Networks are constantly exposed to security exploits that are of significant concern to network providers. For example, Denial of Service (“DoS”) attacks can cause significant damage to networks and networked devices. A DoS attack is defined as an action taken upon on a computer network or system by an offensive external device that prevents any part of the network from functioning in accordance with its intended purpose. This attack may cause a loss of service to the users of the network and its network devices. For example, the loss of network services may be achieved by flooding the system to prevent the normal servicing for performing legitimate requests. The flooding may consume all of the available bandwidth of the targeted network or it may exhaust the computational resources of the targeted system.

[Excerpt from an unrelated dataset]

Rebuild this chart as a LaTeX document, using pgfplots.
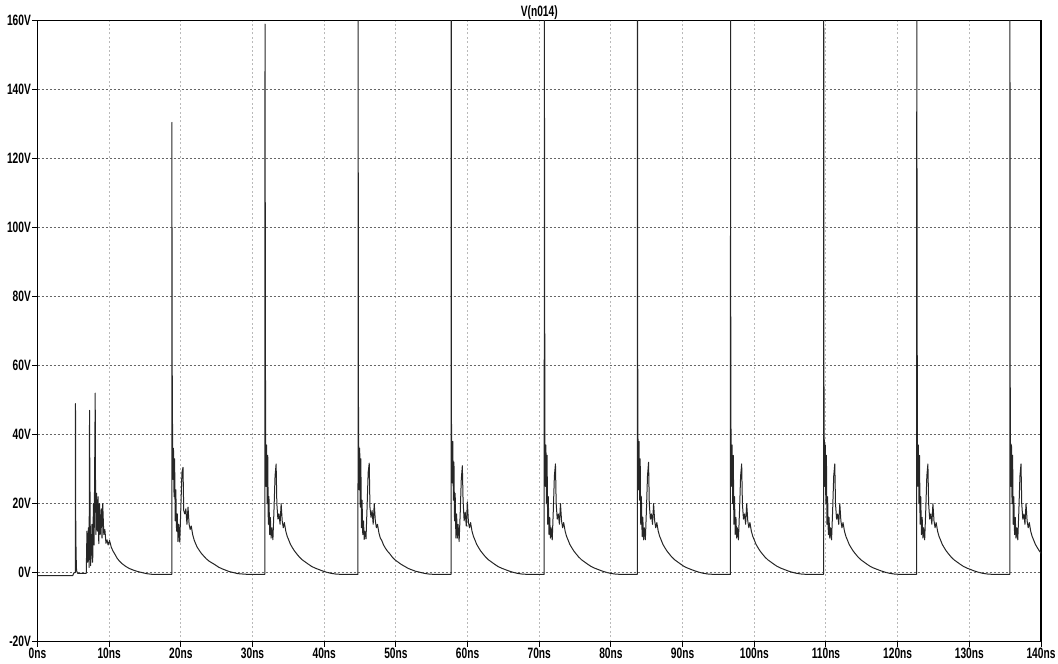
\documentclass[border=0pt]{standalone}
\usepackage{fontspec}
\setmainfont{Liberation Sans}[FakeStretch=0.68]
\usepackage{pgfplots}
\usepackage{pgfplotstable}
\pgfplotsset{compat=1.18}

% V(n014), time in ns, voltage in V
\pgfplotstableread{
t v
0 -0.9
4.9 -0.9
5.1 0
5.28 0
5.30 49
5.32 18.5
5.38 5.5
5.45 0.5
5.6 -0.2
6.8 -0.2
6.9 12
7.0 3
7.1 13
7.2 1.5
7.26 47
7.29 33
7.4 2
7.5 5
7.6 14
7.7 3
7.8 20
7.9 8
8.05 52
8.08 30
8.15 11
8.25 23
8.35 12
8.45 22
8.55 8.4
8.65 20
8.75 11
8.9 18.5
9.0 10
9.1 20
9.25 11
9.4 12.5
9.55 8.5
9.7 9.5
9.85 8
10.05 9.3
10.3 7.3
10.55 6.2
10.75 5.5
11.1 4.2
11.4 3.4
11.8 2.6
12.3 1.8
12.8 1.2
13.4 0.7
14.0 0.3
14.6 0.0
15.2 -0.3
16.0 -0.5
18.73 -0.5
18.75 130.5
18.78 65
18.83 44
18.90 27
18.97 36
19.05 22
19.13 33
19.21 15
19.30 24
19.40 12
19.50 17
19.60 9
19.70 14
19.85 8.8
20.00 19
20.15 29
20.30 30.5
20.40 18
20.55 17
20.70 18.5
20.85 14
21.00 19
21.15 14
21.30 12.5
21.45 13.5
21.65 11
21.85 9.5
22.05 8.4
22.30 7.3
22.55 6.5
22.85 5.6
23.15 4.9
23.55 4.0
23.95 3.3
24.35 2.8
24.75 2.3
25.25 1.6
25.75 1.1
26.25 0.7
26.75 0.3
27.35 0.0
27.95 -0.3
28.55 -0.4
29.25 -0.5
31.72 -0.5
31.74 159
31.77 112
31.82 38
31.89 25
31.96 37
32.04 20
32.12 34
32.20 14
32.29 22
32.39 11
32.49 16
32.59 10
32.69 13
32.84 9.5
32.99 18
33.14 28
33.29 31.5
33.39 20
33.54 15.5
33.69 17
33.84 14
33.99 20
34.14 15
34.29 13
34.44 14.5
34.64 12
34.84 10.5
35.04 9.5
35.29 8.2
35.54 7.3
35.84 6.3
36.14 5.5
36.54 4.5
36.94 3.7
37.34 3.1
37.74 2.5
38.24 1.8
38.74 1.3
39.24 0.9
39.74 0.5
40.34 0.1
40.94 -0.2
41.54 -0.4
42.24 -0.5
44.71 -0.5
44.73 200
44.76 56
44.81 38
44.88 24
44.95 36
45.03 19
45.11 33
45.19 13
45.28 21
45.38 11
45.48 15
45.58 9.6
45.68 12
45.83 9.8
45.98 19
46.13 29
46.28 31.7
46.38 19
46.53 16
46.68 18
46.83 14
46.98 20
47.13 15
47.28 13
47.43 14
47.63 11.5
47.83 10
48.03 9.3
48.28 8
48.53 7.1
48.83 6.2
49.13 5.5
49.53 4.4
49.93 3.6
50.33 3.0
50.73 2.4
51.23 1.8
51.73 1.2
52.23 0.8
52.73 0.4
53.33 0.1
53.93 -0.2
54.53 -0.4
55.23 -0.5
57.70 -0.5
57.72 200
57.75 44
57.80 37
57.87 26
57.94 38
58.02 21
58.10 32
58.18 15
58.27 23
58.37 10
58.47 17
58.57 10
58.67 14
58.82 9
58.97 17
59.12 27
59.27 31
59.37 21
59.52 15
59.67 17.5
59.82 13.5
59.97 20.5
60.12 14.5
60.27 13
60.42 14.5
60.62 12
60.82 10.5
61.02 9.5
61.27 8.2
61.52 7.3
61.82 6.3
62.12 5.5
62.52 4.5
62.92 3.7
63.32 3.1
63.72 2.5
64.22 1.8
64.72 1.3
65.22 0.9
65.72 0.5
66.32 0.1
66.92 -0.2
67.52 -0.4
68.22 -0.5
70.69 -0.5
70.71 200
70.74 103
70.79 38
70.86 25
70.93 37
71.01 20
71.09 34
71.17 14
71.26 22
71.36 11
71.46 16
71.56 10
71.66 13
71.81 9.5
71.96 18
72.11 28
72.26 31.5
72.36 20
72.51 15.5
72.66 17
72.81 14
72.96 20
73.11 15
73.26 13
73.41 14.5
73.61 12
73.81 10.5
74.01 9.5
74.26 8.2
74.51 7.3
74.81 6.3
75.11 5.5
75.51 4.5
75.91 3.7
76.31 3.1
76.71 2.5
77.21 1.8
77.71 1.3
78.21 0.9
78.71 0.5
79.31 0.1
79.91 -0.2
80.51 -0.4
81.21 -0.5
83.68 -0.5
83.70 200
83.73 65
83.78 36
83.85 24
83.92 38
84.00 21
84.08 33
84.16 14
84.25 22
84.35 10.5
84.45 16
84.55 9.5
84.65 13
84.80 9.5
84.95 18
85.10 28
85.25 32
85.35 20
85.50 15.5
85.65 17
85.80 14
85.95 20
86.10 15
86.25 13
86.40 14.5
86.60 12
86.80 10.5
87.00 9.5
87.25 8.2
87.50 7.3
87.80 6.3
88.10 5.5
88.50 4.5
88.90 3.7
89.30 3.1
89.70 2.5
90.20 1.8
90.70 1.3
91.20 0.9
91.70 0.5
92.30 0.1
92.90 -0.2
93.50 -0.4
94.20 -0.5
96.67 -0.5
96.69 200
96.72 47
96.77 38
96.84 25
96.91 37
96.99 20
97.07 34
97.15 14
97.24 22
97.34 11
97.44 16
97.54 10
97.64 13
97.79 9.5
97.94 18
98.09 28
98.24 31.5
98.34 20
98.49 15.5
98.64 17
98.79 14
98.94 20
99.09 15
99.24 13
99.39 14.5
99.59 12
99.79 10.5
99.99 9.5
100.24 8.2
100.49 7.3
100.79 6.3
101.09 5.5
101.49 4.5
101.89 3.7
102.29 3.1
102.69 2.5
103.19 1.8
103.69 1.3
104.19 0.9
104.69 0.5
105.29 0.1
105.89 -0.2
106.49 -0.4
107.19 -0.5
109.66 -0.5
109.68 200
109.71 60
109.76 38
109.83 25
109.90 37
109.98 20
110.06 34
110.14 14
110.23 22
110.33 11
110.43 16
110.53 10
110.63 13
110.78 9.5
110.93 18
111.08 28
111.23 31.5
111.33 20
111.48 15.5
111.63 17
111.78 14
111.93 20
112.08 15
112.23 13
112.38 14.5
112.58 12
112.78 10.5
112.98 9.5
113.23 8.2
113.48 7.3
113.78 6.3
114.08 5.5
114.48 4.5
114.88 3.7
115.28 3.1
115.68 2.5
116.18 1.8
116.68 1.3
117.18 0.9
117.68 0.5
118.28 0.1
118.88 -0.2
119.48 -0.4
120.18 -0.5
122.65 -0.5
122.67 200
122.70 112
122.75 38
122.82 25
122.89 37
122.97 20
123.05 34
123.13 14
123.22 22
123.32 11
123.42 16
123.52 10
123.62 13
123.77 9.5
123.92 18
124.07 28
124.22 31.5
124.32 20
124.47 15.5
124.62 17
124.77 14
124.92 20
125.07 15
125.22 13
125.37 14.5
125.57 12
125.77 10.5
125.97 9.5
126.22 8.2
126.47 7.3
126.77 6.3
127.07 5.5
127.47 4.5
127.87 3.7
128.27 3.1
128.67 2.5
129.17 1.8
129.67 1.3
130.17 0.9
130.67 0.5
131.27 0.1
131.87 -0.2
132.47 -0.4
133.17 -0.5
135.64 -0.5
135.66 200
135.69 62
135.74 38
135.81 25
135.88 37
135.96 20
136.04 34
136.12 14
136.21 22
136.31 11
136.41 16
136.51 10
136.61 13
136.76 9.5
136.91 18
137.06 28
137.21 31.5
137.31 20
137.46 15.5
137.61 17
137.76 14
137.91 20
138.06 15
138.21 13
138.36 14.5
138.56 12
138.76 10.5
138.96 9.5
139.21 8.2
139.46 7.3
139.76 6.3
140.06 5.5
}\vdata

\begin{document}
\begin{tikzpicture}
\begin{axis}[
    name=ax,
    scale only axis,
    width=501.75pt, height=310.5pt,
    xmin=0, xmax=140, ymin=-20, ymax=160,
    axis line style={black, line width=0.6pt},
    xtick={0,10,...,140},
    xticklabels={0ns,10ns,20ns,30ns,40ns,50ns,60ns,70ns,80ns,90ns,100ns,110ns,120ns,130ns,140ns},
    ytick={-20,0,...,160},
    yticklabels={-20V,0V,20V,40V,60V,80V,100V,120V,140V,160V},
    tick pos=left,
    tick align=outside,
    major tick length=2.5pt,
    tick style={black, line width=0.5pt},
    ticklabel style={font=\fontsize{7.5}{8}\selectfont\bfseries, inner sep=0.6pt},
    xmajorgrids, ymajorgrids,
    x grid style={gray!55, line width=0.5pt, dash pattern=on 1pt off 1.2pt},
    y grid style={black!60, line width=0.5pt, dash pattern=on 1pt off 1pt},
    title={V(n014)},
    every axis title shift=0pt,
    title style={at={(0.5,1)}, anchor=base, yshift=1.8pt, inner sep=0pt,
        font=\fontsize{7.5}{8}\selectfont\bfseries},
]
\addplot[black!85, line width=0.5pt, line join=round, mark=none] table[x=t, y=v] {\vdata};
\end{axis}
\pgfresetboundingbox
\path ([xshift=-18.75pt,yshift=-11.15pt]ax.south west) rectangle ([xshift=8.5pt,yshift=10.3pt]ax.north east);
\end{tikzpicture}
\end{document}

A Distributed Denial of Service (“DDoS”) attack is a more aggressive action that involves multiple offensive devices performing an attack on a single target computer network or system. This attack may be performed in a coordinated manner by these multiple external devices to attack a specific resource of a service provider network. The targeted resource can be any networking device such as routers, Internet servers, electronic mail servers, Domain Name System (“DNS”) servers, etc. Examples of a DDoS attack include (but are not limited to): large quantities of raw traffic designed to overwhelm a resource or infrastructure; application specific traffic designed to overwhelm a particular service; traffic formatted to disrupt a host from normal processing; traffic reflected and/or amplified through legitimate hosts; traffic originating from compromised sources or from spoofed IP addresses; and pulsed attacks (which start/stop attacks).
Other network security threats include Trojan horse attacks that may be embedded in harmless software, viruses that can reproduce themselves and attach to executable files, worms that can spread via stored collections of e-mail addresses, and logic bombs that can remain dormant until triggered by an event (e.g., a date, user action, random trigger, etc.).
Early identification of incoming messages (e.g., packets) that pose a threat to a network can prevent or mitigate damage, since a network device can be impaired by processing or analyzing a threatening packet. One approach is to use a blacklist to block packets from a finite number of addresses. Such a blacklist can be implemented in either software or hardware. However, adding software-based blacklist functionality to an existing network device can have limitations, such as requiring device upgrades or software updates that could cause compatibility issues with the existing network configuration or other network devices, or which may require extensive testing to ensure the changes do not have any undesired effects. Furthermore, blacklists tend to block packets without providing meaningful statistics about blocked traffic and throughput. Devices that perform software processing for detection of threats are usually spaced from the network edge so that upstream devices are exposed before threat detection is performed. Additionally, the software to detect threats can result in reduced throughput and/or bandwidth that can worsen as the number of threatening packets increase.